Laura Espinoza, who grew up in East LA, said narco violence is what led her mother to leave Mexico and settle in the United States decades ago.
“It’s frustrating having my family over there,” said Espinoza, who has several cousins, aunts and uncles in the tourist town of Mazatlán. “The violence there has shaped what my family is now.”
“I really am so over it,” she added. “I’m over blaming politicians. I’m looking to see if anybody out there is putting any solutions.”
“I try not to watch too much of the news, and when I do, I only listen to the perspectives in Spanish, if possible, of the people that are there,” she continued.
On Monday, a City Terrace business owner – responding to a Boyle Heights Beat Instagram post asking how Eastside families were impacted by the unrest – said family members in Guadalajara and Puerto Vallarta were OK and sheltering in place.
“But most expressed fear in going out, and driving on highways to get back home. My cousin who is a nurse expressed not just fear, but financial distress [because] they have to miss work, and are barely making ends meet,” they wrote. I have an uncle who is a taxi driver and also relies heavily on the roads. It’s very tragic and staying closely updated to them from afar.”
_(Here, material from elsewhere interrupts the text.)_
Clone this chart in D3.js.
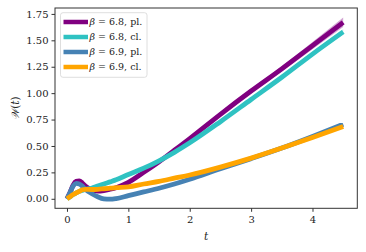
<!DOCTYPE html>
<html><head><meta charset="utf-8">
<script src="https://cdn.jsdelivr.net/npm/d3@7"></script>
<style>body{margin:0;background:#fff}svg{display:block}</style>
</head><body><svg id="c" width="366" height="252"></svg>
<script>
const tVals = [0,0.05,0.1,0.15,0.2,0.25,0.3,0.4,0.5,0.6,0.7,0.8,1.0,1.25,1.5,1.75,2.0,2.5,3.0,3.5,4.0,4.5];
const w68pl = [0,0.06,0.13,0.165,0.17,0.15,0.12,0.085,0.073,0.078,0.09,0.105,0.155,0.25,0.35,0.46,0.57,0.80,1.02,1.23,1.45,1.67];
const w68cl = [0,0.02,0.04,0.055,0.07,0.08,0.088,0.1,0.12,0.14,0.16,0.18,0.23,0.29,0.36,0.44,0.53,0.73,0.94,1.15,1.37,1.58];
const w69pl = [0,0.06,0.12,0.145,0.14,0.12,0.09,0.05,0.02,0.0,-0.004,0.002,0.03,0.065,0.10,0.14,0.185,0.285,0.38,0.48,0.59,0.705];
const w69cl = [0,0.02,0.04,0.055,0.07,0.085,0.09,0.088,0.09,0.095,0.10,0.105,0.112,0.14,0.165,0.195,0.225,0.30,0.385,0.48,0.58,0.685];
const e68pl = [0,0,0,0,0,0,0,0,0,0,0,0,0,0,0.002,0.004,0.006,0.012,0.018,0.026,0.035,0.045];
const e68cl = [0,0,0,0,0,0,0,0,0,0,0,0,0,0,0.001,0.002,0.003,0.006,0.009,0.013,0.018,0.024];
const labels = ["6.8, pl.","6.8, cl.","6.9, pl.","6.9, cl."];
const colors = ["#800080","#2fc2c2","#4682b4","#ffa500"];
const xTicks = [0,1,2,3,4];
const yTicks = [0,0.25,0.5,0.75,1.0,1.25,1.5,1.75];

const FONT = "'DejaVu Serif',serif";
const series = [w68pl,w68cl,w69pl,w69cl];
const errs = [e68pl,e68cl,null,null];
const svg = d3.select("#c");
const x = d3.scaleLinear().domain([-0.195,4.73]).range([55,357.3]);
const y = d3.scaleLinear().domain([-0.09,1.806]).range([208.3,8]);

series.forEach((s,i)=>{
  if(!errs[i]) return;
  const area = d3.area().x((d,j)=>x(tVals[j])).y0((d,j)=>y(s[j]-errs[i][j])).y1((d,j)=>y(s[j]+errs[i][j])).curve(d3.curveMonotoneX);
  svg.append("path").attr("d",area(s)).attr("fill",colors[i]).attr("opacity",0.35);
});
series.forEach((s,i)=>{
  const line = d3.line().x((d,j)=>x(tVals[j])).y(d=>y(d)).curve(d3.curveMonotoneX);
  svg.append("path").attr("d",line(s)).attr("fill","none").attr("stroke",colors[i]).attr("stroke-width",4.8).attr("stroke-linecap","butt");
});

svg.append("rect").attr("x",55).attr("y",8).attr("width",302.3).attr("height",200.3).attr("fill","none").attr("stroke","#333").attr("stroke-width",1);

const xa = svg.append("g").attr("transform","translate(0,208.3)").call(d3.axisBottom(x).tickValues(xTicks).tickSize(3.5).tickFormat(d3.format("d")));
const ya = svg.append("g").attr("transform","translate(55,0)").call(d3.axisLeft(y).tickValues(yTicks).tickSize(3.5).tickFormat(d3.format(".2f")));
[xa,ya].forEach(a=>{a.attr("font-family",null).attr("font-size",null);a.select(".domain").remove();a.selectAll("line").attr("stroke","#333");a.selectAll("text").style("font-family",FONT).style("font-size","10px").attr("fill","#222");});
xa.selectAll("text").attr("dy","0.95em").attr("y",5);
ya.selectAll("text").attr("x",-6.5);

svg.append("text").style("font-family",FONT).style("font-size","10.5px").attr("x",206).attr("y",240).attr("text-anchor","middle").attr("font-style","italic").attr("fill","#222").text("t");
svg.append("text").style("font-family",FONT).style("font-size","10.5px").attr("fill","#222").attr("transform","translate(19,108) rotate(-90)").attr("text-anchor","middle").html('<tspan font-style="italic">𝒲</tspan>(<tspan font-style="italic">t</tspan>)');

const lg = svg.append("g");
lg.append("rect").attr("x",60.5).attr("y",12.7).attr("width",86.5).attr("height",64.6).attr("rx",2.5).attr("fill","#fff").attr("fill-opacity",0.8).attr("stroke","#d6d6d6").attr("stroke-width",0.8);
labels.forEach((l,i)=>{
  const yy = 22 + i*15;
  lg.append("line").attr("x1",63.5).attr("x2",88).attr("y1",yy).attr("y2",yy).attr("stroke",colors[i]).attr("stroke-width",4.5);
  lg.append("text").style("font-family",FONT).style("font-size","9.5px").attr("fill","#222").attr("x",89.5).attr("y",yy+3.4).html('<tspan font-style="italic">β</tspan> = '+l);
});
</script></body></html>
Other people described family members who got stranded on the roads and scrambled to find somewhere to stay overnight. An Alhambra business owner traveling in Jalisco said their flight was canceled on Monday.
“Everyone is very helpful, friendly, calm but anxious,” they said.
In Puerto Vallarta, Castellanos was struck by a “lack of response” to the fires. Firefighters were nowhere on site, though local residents stepped in, she said.
“That was kind of surreal to see all of these fires burning at once, and not one siren, not one fire truck. Everything just burnt,” said Castellanos. “You had people who had run into the burning Oxxo and were grabbing five-gallon water and trying to put out fires.”
Despite the violence, Castellanos said she feels safe in their new neighborhood, adding she hasn’t seen any instances of violence targeting civilians. As of Tuesday, U.S. officials lifted a recommendation for U.S. citizens to shelter in place in Mexico, and flights and business operations had also returned to normal.
The couple decided to leave Boyle Heights over concerns of federal raids terrorizing LA neighborhoods and the “pushing back on protesters.” Castellanos criticized the Los Angeles Police Department for “protecting ICE.”
“I love LA. I just don’t like to see what’s happening right now,” said Castellanos, who continues to operate Eastside Rehearsal studio in Boyle Heights with her husband and travels back to LA regularly for work. “It’s not good for our community because we lose faith in those that are supposed to protect us.”